Write out the material exactly, leaving every picture behind.
..........
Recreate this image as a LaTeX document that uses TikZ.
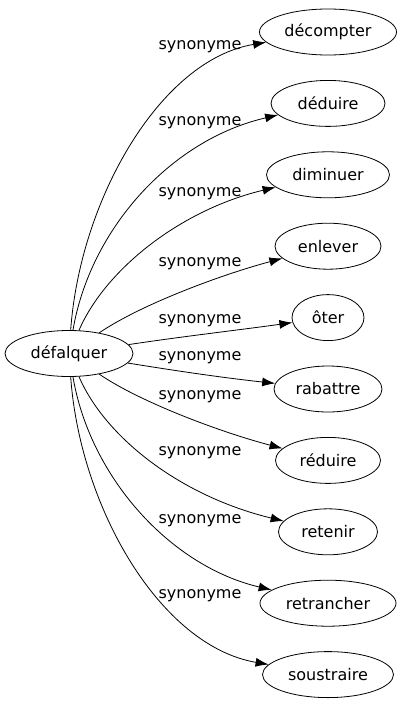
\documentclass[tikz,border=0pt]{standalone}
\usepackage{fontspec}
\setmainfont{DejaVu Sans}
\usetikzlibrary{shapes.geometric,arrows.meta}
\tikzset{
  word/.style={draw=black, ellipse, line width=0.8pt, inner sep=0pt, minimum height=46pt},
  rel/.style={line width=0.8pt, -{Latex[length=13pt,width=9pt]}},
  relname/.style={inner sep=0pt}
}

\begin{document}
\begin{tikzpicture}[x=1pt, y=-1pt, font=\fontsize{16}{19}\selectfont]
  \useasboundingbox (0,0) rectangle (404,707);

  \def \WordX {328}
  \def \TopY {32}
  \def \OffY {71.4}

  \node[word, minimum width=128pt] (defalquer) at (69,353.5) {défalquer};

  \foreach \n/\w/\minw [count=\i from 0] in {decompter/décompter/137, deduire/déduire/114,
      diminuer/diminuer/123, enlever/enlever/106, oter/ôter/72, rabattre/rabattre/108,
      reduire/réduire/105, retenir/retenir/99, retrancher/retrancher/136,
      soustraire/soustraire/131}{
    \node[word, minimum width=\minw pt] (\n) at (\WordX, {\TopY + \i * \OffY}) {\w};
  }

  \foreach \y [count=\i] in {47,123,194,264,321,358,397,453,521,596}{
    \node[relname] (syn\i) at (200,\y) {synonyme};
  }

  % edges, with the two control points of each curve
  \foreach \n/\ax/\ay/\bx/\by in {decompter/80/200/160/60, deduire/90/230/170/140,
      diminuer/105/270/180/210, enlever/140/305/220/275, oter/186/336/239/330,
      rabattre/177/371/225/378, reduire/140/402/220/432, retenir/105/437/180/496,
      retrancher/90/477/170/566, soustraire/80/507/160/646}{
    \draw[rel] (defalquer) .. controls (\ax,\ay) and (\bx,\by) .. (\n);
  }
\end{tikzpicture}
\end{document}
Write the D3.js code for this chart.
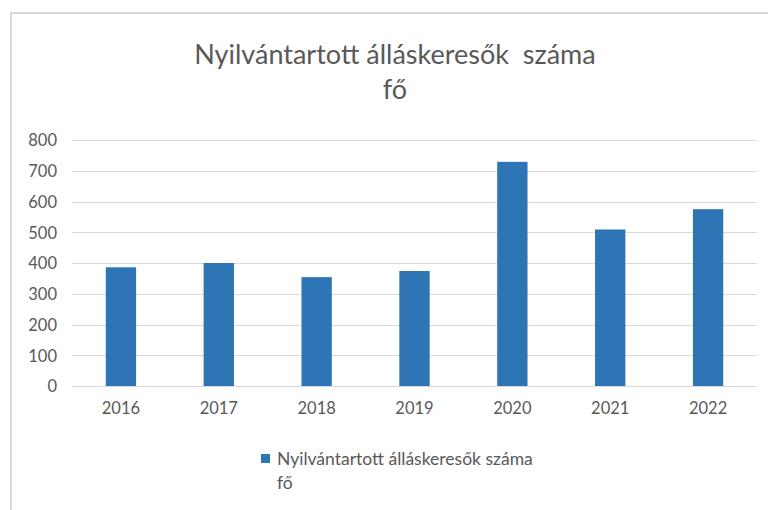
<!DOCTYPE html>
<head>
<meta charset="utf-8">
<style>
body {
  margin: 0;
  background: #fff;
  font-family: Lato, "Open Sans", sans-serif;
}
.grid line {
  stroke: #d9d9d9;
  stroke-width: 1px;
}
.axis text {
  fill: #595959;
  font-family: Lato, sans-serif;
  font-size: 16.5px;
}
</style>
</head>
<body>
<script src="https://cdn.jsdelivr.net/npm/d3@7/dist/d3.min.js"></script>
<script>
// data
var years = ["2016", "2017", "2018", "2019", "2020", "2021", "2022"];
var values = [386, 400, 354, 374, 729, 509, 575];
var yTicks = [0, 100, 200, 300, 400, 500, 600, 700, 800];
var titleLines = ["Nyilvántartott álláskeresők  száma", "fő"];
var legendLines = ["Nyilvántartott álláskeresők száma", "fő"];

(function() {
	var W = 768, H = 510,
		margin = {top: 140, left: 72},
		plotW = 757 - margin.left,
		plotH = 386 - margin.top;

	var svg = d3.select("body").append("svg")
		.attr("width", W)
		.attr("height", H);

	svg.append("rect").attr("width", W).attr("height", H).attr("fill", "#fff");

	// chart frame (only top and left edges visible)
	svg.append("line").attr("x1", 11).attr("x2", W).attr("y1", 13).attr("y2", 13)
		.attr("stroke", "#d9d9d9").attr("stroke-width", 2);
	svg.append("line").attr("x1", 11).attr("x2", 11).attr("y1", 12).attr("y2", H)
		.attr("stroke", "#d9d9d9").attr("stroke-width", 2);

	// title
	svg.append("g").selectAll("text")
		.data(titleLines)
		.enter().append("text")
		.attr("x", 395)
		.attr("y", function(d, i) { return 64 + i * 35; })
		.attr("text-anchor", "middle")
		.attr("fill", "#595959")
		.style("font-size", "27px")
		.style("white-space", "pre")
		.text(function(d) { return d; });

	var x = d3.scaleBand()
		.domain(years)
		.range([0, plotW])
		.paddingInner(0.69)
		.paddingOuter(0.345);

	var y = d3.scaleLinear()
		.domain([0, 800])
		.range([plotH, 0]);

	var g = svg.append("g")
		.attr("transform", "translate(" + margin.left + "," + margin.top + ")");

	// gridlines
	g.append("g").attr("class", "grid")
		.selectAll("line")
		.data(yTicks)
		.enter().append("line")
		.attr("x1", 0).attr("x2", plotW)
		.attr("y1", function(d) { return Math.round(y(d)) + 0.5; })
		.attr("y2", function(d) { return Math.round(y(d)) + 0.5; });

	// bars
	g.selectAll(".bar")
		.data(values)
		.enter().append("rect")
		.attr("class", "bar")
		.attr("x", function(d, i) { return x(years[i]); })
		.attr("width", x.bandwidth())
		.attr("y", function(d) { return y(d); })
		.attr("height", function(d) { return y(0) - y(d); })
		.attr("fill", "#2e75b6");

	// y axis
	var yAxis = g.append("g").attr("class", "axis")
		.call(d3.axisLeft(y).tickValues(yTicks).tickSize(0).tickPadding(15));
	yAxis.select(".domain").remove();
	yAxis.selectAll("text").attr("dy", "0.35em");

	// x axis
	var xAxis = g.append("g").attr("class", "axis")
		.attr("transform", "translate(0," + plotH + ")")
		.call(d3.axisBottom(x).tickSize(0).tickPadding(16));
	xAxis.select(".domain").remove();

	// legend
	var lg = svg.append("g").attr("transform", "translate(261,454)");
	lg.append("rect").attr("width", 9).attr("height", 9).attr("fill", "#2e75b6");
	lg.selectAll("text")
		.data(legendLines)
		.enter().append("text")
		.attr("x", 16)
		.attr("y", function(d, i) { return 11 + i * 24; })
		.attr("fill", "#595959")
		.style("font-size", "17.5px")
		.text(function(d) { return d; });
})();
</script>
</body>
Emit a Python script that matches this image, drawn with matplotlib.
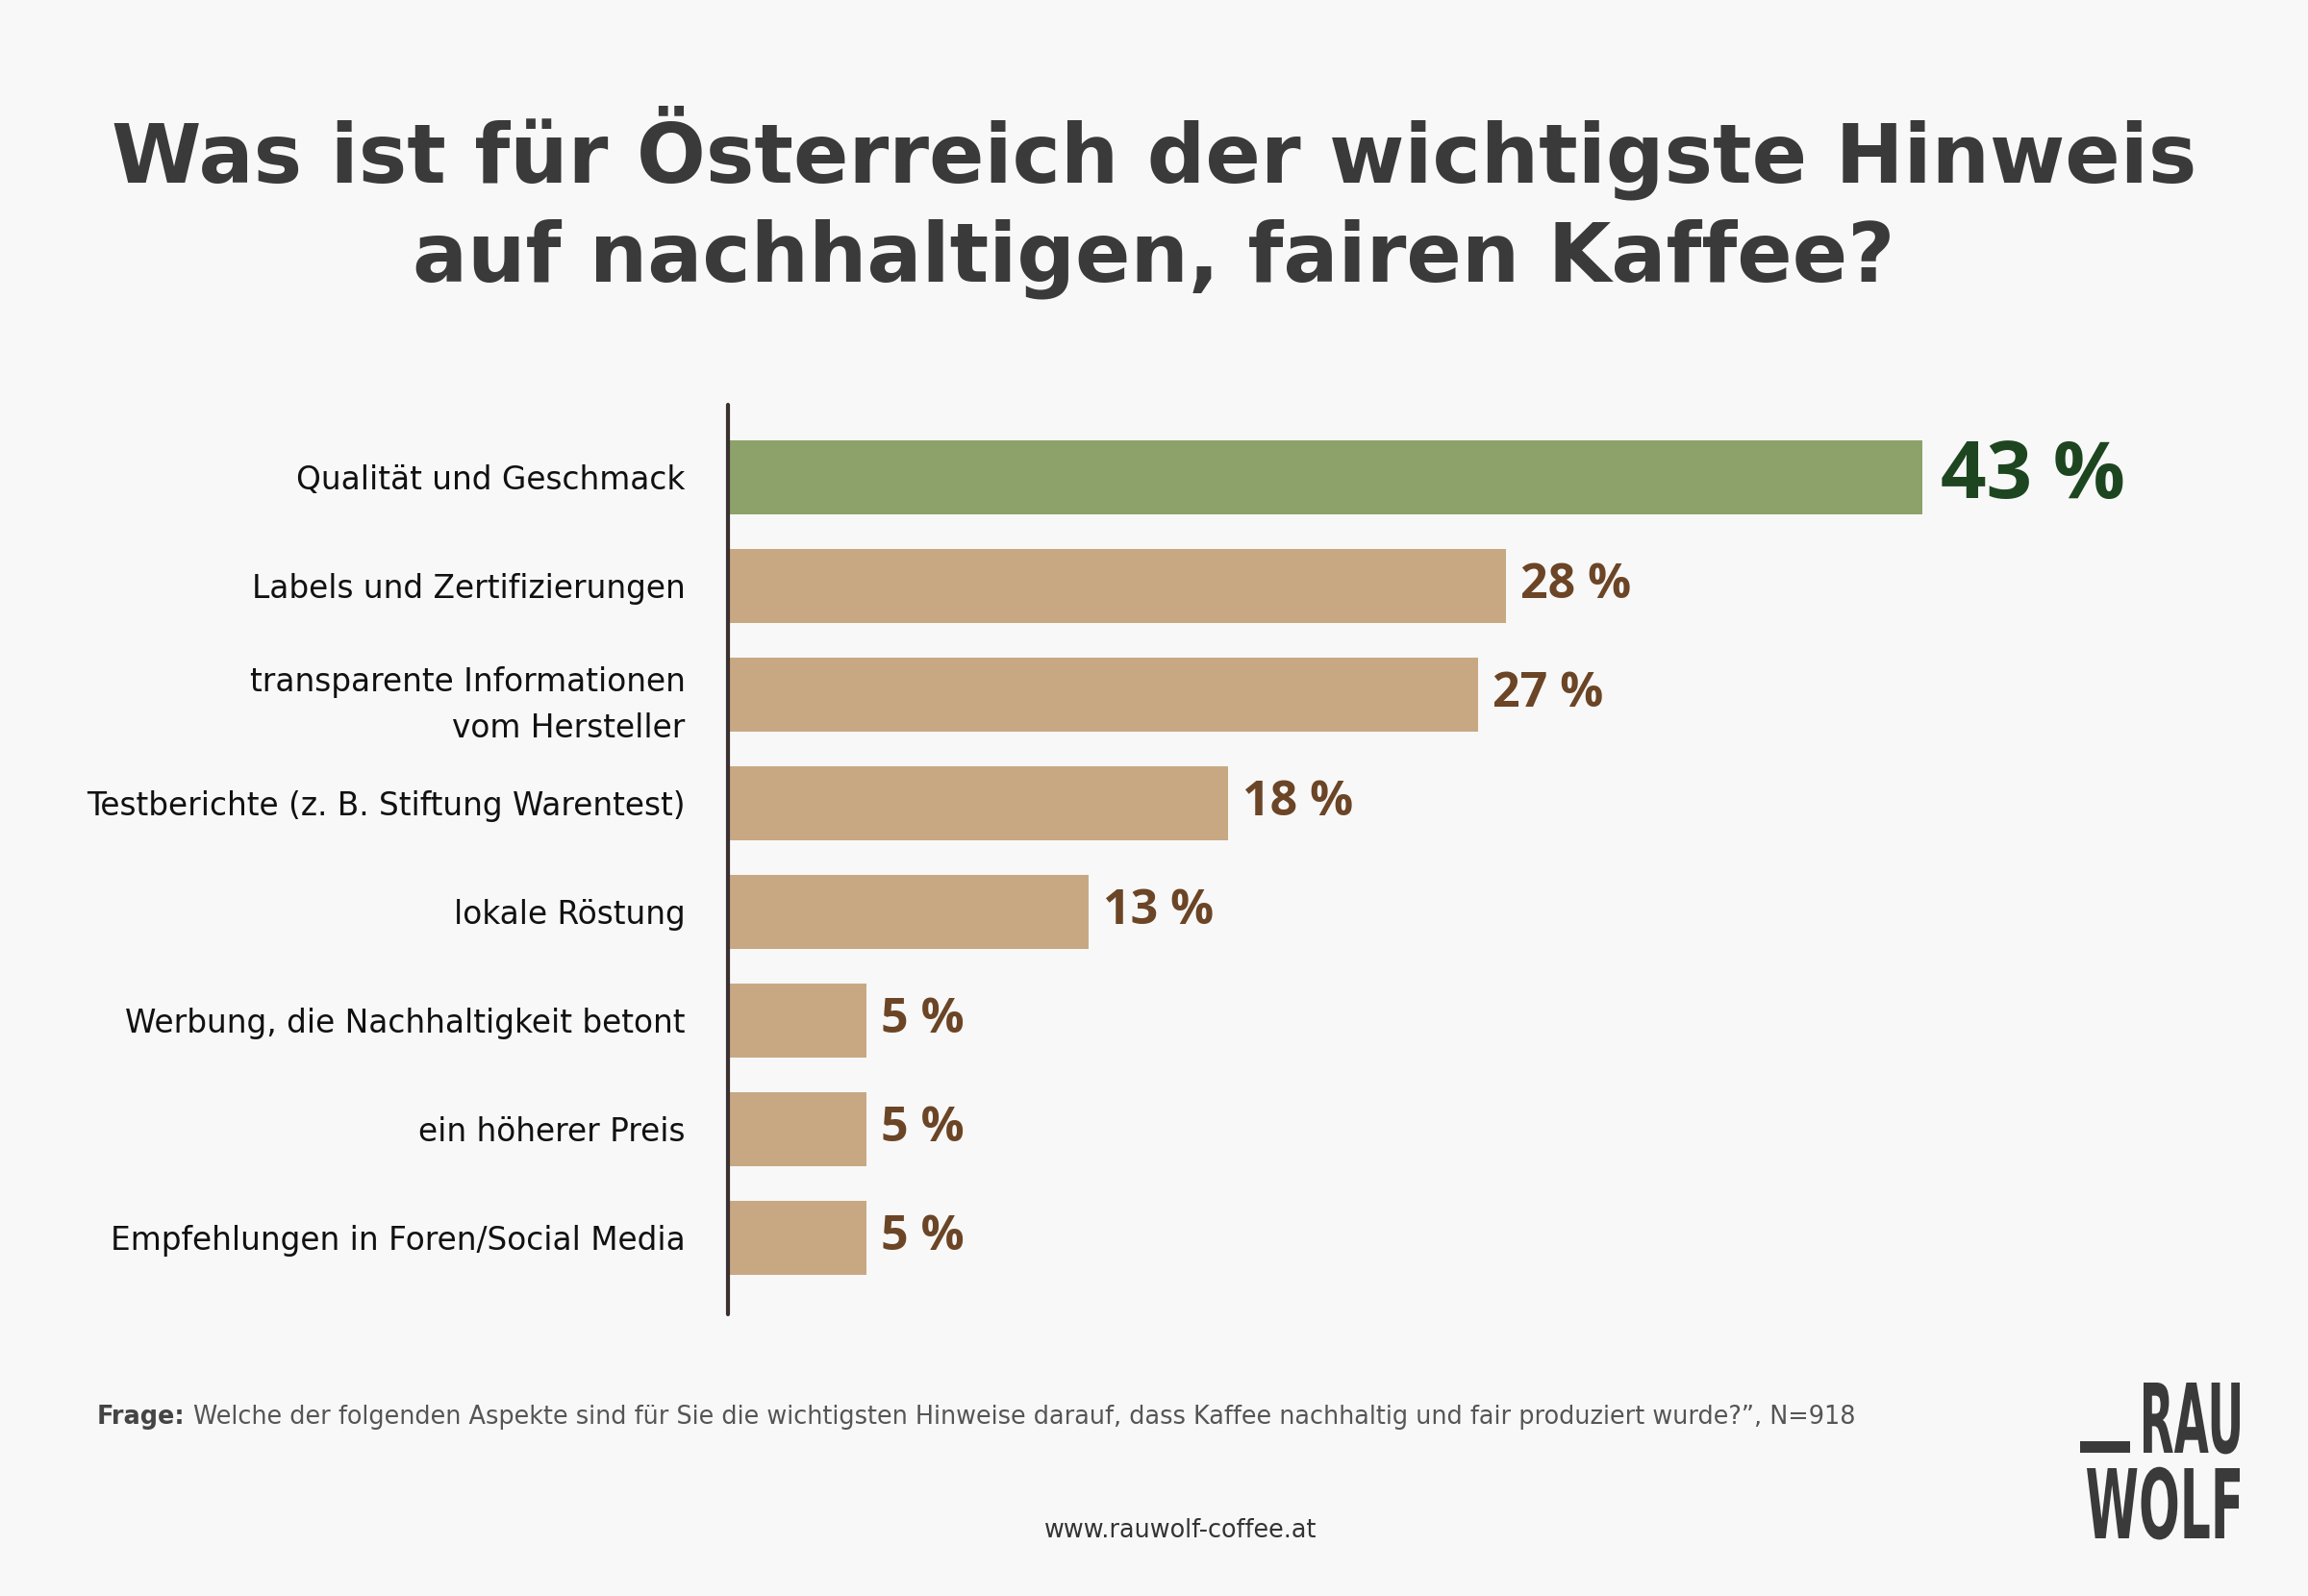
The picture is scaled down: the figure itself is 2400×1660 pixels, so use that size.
..........
*ANSWER TO THIS EXERCISE*.
Recreate this image as a LaTeX document that uses TikZ.
\documentclass[tikz,border=0pt]{standalone}
\usepackage{fontspec}
\setmainfont{DejaVu Sans}
\usetikzlibrary{shapes.geometric,arrows.meta}
\tikzset{
  word/.style={draw=black, ellipse, line width=0.8pt, inner sep=0pt, minimum height=46pt},
  rel/.style={line width=0.8pt, -{Latex[length=13pt,width=9pt]}},
  relname/.style={inner sep=0pt}
}

\begin{document}
\begin{tikzpicture}[x=1pt, y=-1pt, font=\fontsize{16}{19}\selectfont]
  \useasboundingbox (0,0) rectangle (404,707);

  \def \WordX {328}
  \def \TopY {32}
  \def \OffY {71.4}

  \node[word, minimum width=128pt] (defalquer) at (69,353.5) {défalquer};

  \foreach \n/\w/\minw [count=\i from 0] in {decompter/décompter/137, deduire/déduire/114,
      diminuer/diminuer/123, enlever/enlever/106, oter/ôter/72, rabattre/rabattre/108,
      reduire/réduire/105, retenir/retenir/99, retrancher/retrancher/136,
      soustraire/soustraire/131}{
    \node[word, minimum width=\minw pt] (\n) at (\WordX, {\TopY + \i * \OffY}) {\w};
  }

  \foreach \y [count=\i] in {47,123,194,264,321,358,397,453,521,596}{
    \node[relname] (syn\i) at (200,\y) {synonyme};
  }

  % edges, with the two control points of each curve
  \foreach \n/\ax/\ay/\bx/\by in {decompter/80/200/160/60, deduire/90/230/170/140,
      diminuer/105/270/180/210, enlever/140/305/220/275, oter/186/336/239/330,
      rabattre/177/371/225/378, reduire/140/402/220/432, retenir/105/437/180/496,
      retrancher/90/477/170/566, soustraire/80/507/160/646}{
    \draw[rel] (defalquer) .. controls (\ax,\ay) and (\bx,\by) .. (\n);
  }
\end{tikzpicture}
\end{document}
Write the D3.js code for this chart.
<!DOCTYPE html>
<head>
<meta charset="utf-8">
<style>
body {
  margin: 0;
  background: #fff;
  font-family: Lato, "Open Sans", sans-serif;
}
.grid line {
  stroke: #d9d9d9;
  stroke-width: 1px;
}
.axis text {
  fill: #595959;
  font-family: Lato, sans-serif;
  font-size: 16.5px;
}
</style>
</head>
<body>
<script src="https://cdn.jsdelivr.net/npm/d3@7/dist/d3.min.js"></script>
<script>
// data
var years = ["2016", "2017", "2018", "2019", "2020", "2021", "2022"];
var values = [386, 400, 354, 374, 729, 509, 575];
var yTicks = [0, 100, 200, 300, 400, 500, 600, 700, 800];
var titleLines = ["Nyilvántartott álláskeresők  száma", "fő"];
var legendLines = ["Nyilvántartott álláskeresők száma", "fő"];

(function() {
	var W = 768, H = 510,
		margin = {top: 140, left: 72},
		plotW = 757 - margin.left,
		plotH = 386 - margin.top;

	var svg = d3.select("body").append("svg")
		.attr("width", W)
		.attr("height", H);

	svg.append("rect").attr("width", W).attr("height", H).attr("fill", "#fff");

	// chart frame (only top and left edges visible)
	svg.append("line").attr("x1", 11).attr("x2", W).attr("y1", 13).attr("y2", 13)
		.attr("stroke", "#d9d9d9").attr("stroke-width", 2);
	svg.append("line").attr("x1", 11).attr("x2", 11).attr("y1", 12).attr("y2", H)
		.attr("stroke", "#d9d9d9").attr("stroke-width", 2);

	// title
	svg.append("g").selectAll("text")
		.data(titleLines)
		.enter().append("text")
		.attr("x", 395)
		.attr("y", function(d, i) { return 64 + i * 35; })
		.attr("text-anchor", "middle")
		.attr("fill", "#595959")
		.style("font-size", "27px")
		.style("white-space", "pre")
		.text(function(d) { return d; });

	var x = d3.scaleBand()
		.domain(years)
		.range([0, plotW])
		.paddingInner(0.69)
		.paddingOuter(0.345);

	var y = d3.scaleLinear()
		.domain([0, 800])
		.range([plotH, 0]);

	var g = svg.append("g")
		.attr("transform", "translate(" + margin.left + "," + margin.top + ")");

	// gridlines
	g.append("g").attr("class", "grid")
		.selectAll("line")
		.data(yTicks)
		.enter().append("line")
		.attr("x1", 0).attr("x2", plotW)
		.attr("y1", function(d) { return Math.round(y(d)) + 0.5; })
		.attr("y2", function(d) { return Math.round(y(d)) + 0.5; });

	// bars
	g.selectAll(".bar")
		.data(values)
		.enter().append("rect")
		.attr("class", "bar")
		.attr("x", function(d, i) { return x(years[i]); })
		.attr("width", x.bandwidth())
		.attr("y", function(d) { return y(d); })
		.attr("height", function(d) { return y(0) - y(d); })
		.attr("fill", "#2e75b6");

	// y axis
	var yAxis = g.append("g").attr("class", "axis")
		.call(d3.axisLeft(y).tickValues(yTicks).tickSize(0).tickPadding(15));
	yAxis.select(".domain").remove();
	yAxis.selectAll("text").attr("dy", "0.35em");

	// x axis
	var xAxis = g.append("g").attr("class", "axis")
		.attr("transform", "translate(0," + plotH + ")")
		.call(d3.axisBottom(x).tickSize(0).tickPadding(16));
	xAxis.select(".domain").remove();

	// legend
	var lg = svg.append("g").attr("transform", "translate(261,454)");
	lg.append("rect").attr("width", 9).attr("height", 9).attr("fill", "#2e75b6");
	lg.selectAll("text")
		.data(legendLines)
		.enter().append("text")
		.attr("x", 16)
		.attr("y", function(d, i) { return 11 + i * 24; })
		.attr("fill", "#595959")
		.style("font-size", "17.5px")
		.text(function(d) { return d; });
})();
</script>
</body>
Emit a Python script that matches this image, drawn with matplotlib.
The picture is scaled down: the figure itself is 2400×1660 pixels, so use that size.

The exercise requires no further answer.